Figure Away
- First edition
- Author: Phoebe Atwood Taylor
- Language: English
- Series: Asey Mayo
- Genre: Mystery, Detective novel
- Publisher: W. W. Norton & Company
- Publication date: 1937
- Publication place: United States
- Media type: Print (Hardback & Paperback)
- Pages: 222 pp (Pyramid paperback edition, 1967)
- OCLC: 1387806
- Preceded by: Out of Order (1936)
- Followed by: Octagon House (1937)

= Figure Away =

1937 novel by Phoebe Atwood Taylor

Figure Away, first published in 1937, is a detective story by Phoebe Atwood Taylor which features her series detective Asey Mayo, the "Codfish Sherlock". This novel is a mystery of the type known as a whodunnit.
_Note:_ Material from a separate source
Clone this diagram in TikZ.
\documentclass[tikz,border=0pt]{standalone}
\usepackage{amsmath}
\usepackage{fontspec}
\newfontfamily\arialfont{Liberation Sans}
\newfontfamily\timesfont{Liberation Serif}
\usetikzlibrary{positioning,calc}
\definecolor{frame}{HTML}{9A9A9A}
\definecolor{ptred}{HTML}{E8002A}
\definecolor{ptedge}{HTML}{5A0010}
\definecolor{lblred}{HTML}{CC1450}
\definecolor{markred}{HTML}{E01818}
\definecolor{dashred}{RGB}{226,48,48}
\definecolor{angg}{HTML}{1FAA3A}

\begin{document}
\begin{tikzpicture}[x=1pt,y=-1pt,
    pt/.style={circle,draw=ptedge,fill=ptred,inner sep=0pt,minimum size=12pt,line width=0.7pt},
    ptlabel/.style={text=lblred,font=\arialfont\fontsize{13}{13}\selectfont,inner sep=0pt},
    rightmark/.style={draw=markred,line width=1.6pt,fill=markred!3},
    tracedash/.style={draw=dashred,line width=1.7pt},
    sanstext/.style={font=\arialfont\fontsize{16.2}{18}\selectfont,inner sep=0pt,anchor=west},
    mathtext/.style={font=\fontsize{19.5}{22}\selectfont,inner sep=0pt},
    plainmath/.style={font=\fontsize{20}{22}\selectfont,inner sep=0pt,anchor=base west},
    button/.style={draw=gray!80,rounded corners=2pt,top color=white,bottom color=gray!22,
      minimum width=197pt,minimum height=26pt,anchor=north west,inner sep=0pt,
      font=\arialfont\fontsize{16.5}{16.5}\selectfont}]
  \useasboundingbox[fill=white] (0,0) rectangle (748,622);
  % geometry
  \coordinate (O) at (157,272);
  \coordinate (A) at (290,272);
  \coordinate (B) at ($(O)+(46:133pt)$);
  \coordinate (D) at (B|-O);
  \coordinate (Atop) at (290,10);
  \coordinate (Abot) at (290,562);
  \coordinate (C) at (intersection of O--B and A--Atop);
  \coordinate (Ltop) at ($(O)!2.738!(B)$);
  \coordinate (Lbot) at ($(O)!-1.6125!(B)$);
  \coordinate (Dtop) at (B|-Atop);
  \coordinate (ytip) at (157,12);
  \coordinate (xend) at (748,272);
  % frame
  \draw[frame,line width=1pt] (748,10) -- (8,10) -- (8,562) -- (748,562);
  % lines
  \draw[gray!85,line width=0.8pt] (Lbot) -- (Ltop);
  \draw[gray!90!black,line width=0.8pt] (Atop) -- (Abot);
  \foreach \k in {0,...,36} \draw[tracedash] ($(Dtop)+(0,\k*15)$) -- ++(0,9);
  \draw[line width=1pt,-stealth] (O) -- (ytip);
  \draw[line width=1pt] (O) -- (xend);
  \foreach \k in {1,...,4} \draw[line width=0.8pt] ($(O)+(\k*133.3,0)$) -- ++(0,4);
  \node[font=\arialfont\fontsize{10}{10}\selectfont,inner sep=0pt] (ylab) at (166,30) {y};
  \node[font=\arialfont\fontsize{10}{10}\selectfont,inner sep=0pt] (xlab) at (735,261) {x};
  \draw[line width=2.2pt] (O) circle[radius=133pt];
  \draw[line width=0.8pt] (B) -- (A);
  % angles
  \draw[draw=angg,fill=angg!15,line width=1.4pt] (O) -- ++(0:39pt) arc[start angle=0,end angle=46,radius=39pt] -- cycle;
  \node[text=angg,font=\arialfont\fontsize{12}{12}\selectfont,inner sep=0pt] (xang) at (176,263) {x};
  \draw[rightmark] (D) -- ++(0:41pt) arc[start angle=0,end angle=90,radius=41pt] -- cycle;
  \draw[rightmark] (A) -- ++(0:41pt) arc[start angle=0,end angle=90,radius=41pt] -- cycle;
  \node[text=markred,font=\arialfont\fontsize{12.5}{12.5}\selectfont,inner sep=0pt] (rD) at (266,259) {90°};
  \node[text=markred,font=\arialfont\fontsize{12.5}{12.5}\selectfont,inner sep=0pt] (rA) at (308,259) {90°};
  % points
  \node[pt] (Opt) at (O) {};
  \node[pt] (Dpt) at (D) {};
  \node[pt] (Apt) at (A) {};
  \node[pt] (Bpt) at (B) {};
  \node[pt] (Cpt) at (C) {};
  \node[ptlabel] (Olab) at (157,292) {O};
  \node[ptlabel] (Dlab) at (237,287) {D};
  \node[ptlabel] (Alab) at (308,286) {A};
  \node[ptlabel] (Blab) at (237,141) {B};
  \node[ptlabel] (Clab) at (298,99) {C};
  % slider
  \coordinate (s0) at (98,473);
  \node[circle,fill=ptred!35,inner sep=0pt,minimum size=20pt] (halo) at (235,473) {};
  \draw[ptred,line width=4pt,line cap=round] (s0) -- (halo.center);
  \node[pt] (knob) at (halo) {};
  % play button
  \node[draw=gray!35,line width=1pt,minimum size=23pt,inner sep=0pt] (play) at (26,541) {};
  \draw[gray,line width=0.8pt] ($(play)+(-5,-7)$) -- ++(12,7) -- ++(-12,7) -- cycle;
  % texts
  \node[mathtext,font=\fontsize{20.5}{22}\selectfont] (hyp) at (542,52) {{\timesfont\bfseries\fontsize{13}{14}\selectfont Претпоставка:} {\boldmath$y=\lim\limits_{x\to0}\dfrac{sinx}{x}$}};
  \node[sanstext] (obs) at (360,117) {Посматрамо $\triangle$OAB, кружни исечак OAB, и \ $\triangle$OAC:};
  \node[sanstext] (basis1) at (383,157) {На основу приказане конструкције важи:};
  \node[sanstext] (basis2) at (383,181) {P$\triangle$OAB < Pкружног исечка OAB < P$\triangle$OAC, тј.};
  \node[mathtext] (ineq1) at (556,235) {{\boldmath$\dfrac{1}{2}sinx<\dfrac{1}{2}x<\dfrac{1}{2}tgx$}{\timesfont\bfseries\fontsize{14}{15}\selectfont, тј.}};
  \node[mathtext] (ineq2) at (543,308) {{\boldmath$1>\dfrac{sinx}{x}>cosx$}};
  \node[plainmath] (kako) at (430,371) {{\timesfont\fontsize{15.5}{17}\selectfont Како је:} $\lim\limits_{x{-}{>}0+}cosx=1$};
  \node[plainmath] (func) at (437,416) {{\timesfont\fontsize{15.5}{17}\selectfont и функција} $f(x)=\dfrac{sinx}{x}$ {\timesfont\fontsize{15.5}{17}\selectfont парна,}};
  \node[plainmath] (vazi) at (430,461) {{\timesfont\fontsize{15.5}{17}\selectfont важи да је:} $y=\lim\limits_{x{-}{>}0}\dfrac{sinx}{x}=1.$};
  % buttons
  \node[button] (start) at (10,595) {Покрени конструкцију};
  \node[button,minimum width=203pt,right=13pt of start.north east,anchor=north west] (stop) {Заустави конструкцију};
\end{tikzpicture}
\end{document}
In 1939, the novel was serialised by several newspapers as ‘Old Home Week Murder’.

==Plot summary==

Cape Cod's resident detective Asey Mayo is asked to take a hand with respect to some mysterious disturbances that threaten the success of Billingsgate's "Old Home Week", a local festival mounted to stave off the small town's bankruptcy. The week of homespun celebrations is soon marred by the murder of an antiques dealer and there is no shortage of suspects, both local and "come-from-awayers"; someone has been sabotaging the festival and occasionally taking the place of one of the mannequins on the lawn of the murdered antiques dealer. Asey Mayo finally tracks down the identity of the murderer and learns who's been moving the "figure away".